Was ist Greenwashing?

Greenwashing war das Thema der aktuellen Untersuchung, die Gründe liegen nahe: Wo Nachhaltigkeit draufsteht, ist nicht automatisch Nachhaltigkeit drin. Weil das Thema Ressourcenschonung rechtlich noch eine Art Grauzone ist, gibt es keine vorgeschriebenen Parameter, wie die Integration in die Werbung aussehen kann und darf. Grundsätzlich muss man also dieselben Maßstäbe wie bei der herkömmlichen Irreführung und Verbrauchertäuschung (sogenannte unlautere Geschäftspraktiken) anlegen. Damit liegt ein unzulässiges Greenwashing vor, wenn eine Werbemaßnahme dem Ziel dient oder zumindest mittelbar den Eindruck hervorruft, ein Unternehmen, ein Produkt oder ein Vorgang (z. B. der Versand) seien umweltfreundlich, nachhaltig oder verantwortungsbewusst, ohne dass dies den Tatsachen entspricht und belegt ist.

Nachhaltigkeit in vielen Fällen nur Etikettenschwindel

Im Rahmen der umfassenden Durchforstung wurden 344 augenscheinlich zweifelhafte umweltbezogene Angaben in Internet-Auftritten von Unternehmen aus Branchen wie Bekleidung, Kosmetika oder Haushaltsgeräte im Hinblick auf die Stichhaltigkeit ihrer Aussagen zu ihrem Umweltengagement geprüft. Die nationalen Verbraucherschutzbehörden hatten Grund zu der Annahme, dass die Angaben in knapp der Hälfte der Fälle (42 Prozent) übertrieben, falsch oder irreführend waren und möglicherweise als unlautere Geschäftspraktiken im Sinne der EU-Vorschriften eingestuft werden könnten. 

In vielen Fällen stünden außerdem keine ausreichenden Informationen zur Verfügung, mit denen Verbraucher die Richtigkeit der Angaben beurteilen können, so der Bericht weiter. Häufig (37 Prozent) wird auch mit wenig stichhaltigen Weichmachern wie „bewusst“, „umweltfreundlich“ und „nachhaltig“ gearbeitet, die kaum Aussagegehalt haben.
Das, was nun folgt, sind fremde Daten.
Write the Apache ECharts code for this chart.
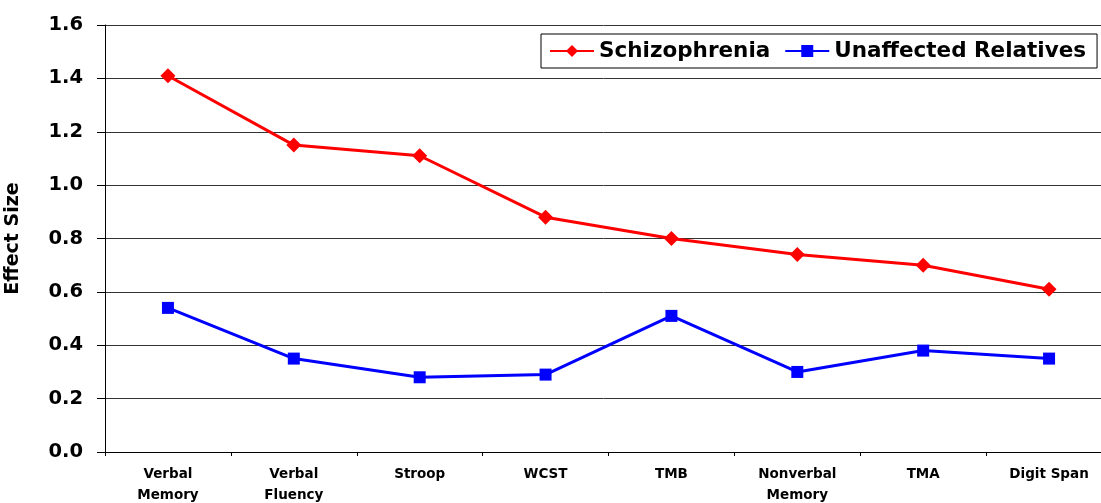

Die betroffenen Unternehmen werden nun von der Kommission informiert und zur Behebung aufgefordert. Desweiteren sollen die Erkenntnisse auch Einfluss auf die Richtlinie zur Stärkung der Rolle der Verbraucher beim Übergang zu einer grünen Wirtschaft haben, die derzeit aber noch im Vorschlagsstadium ist.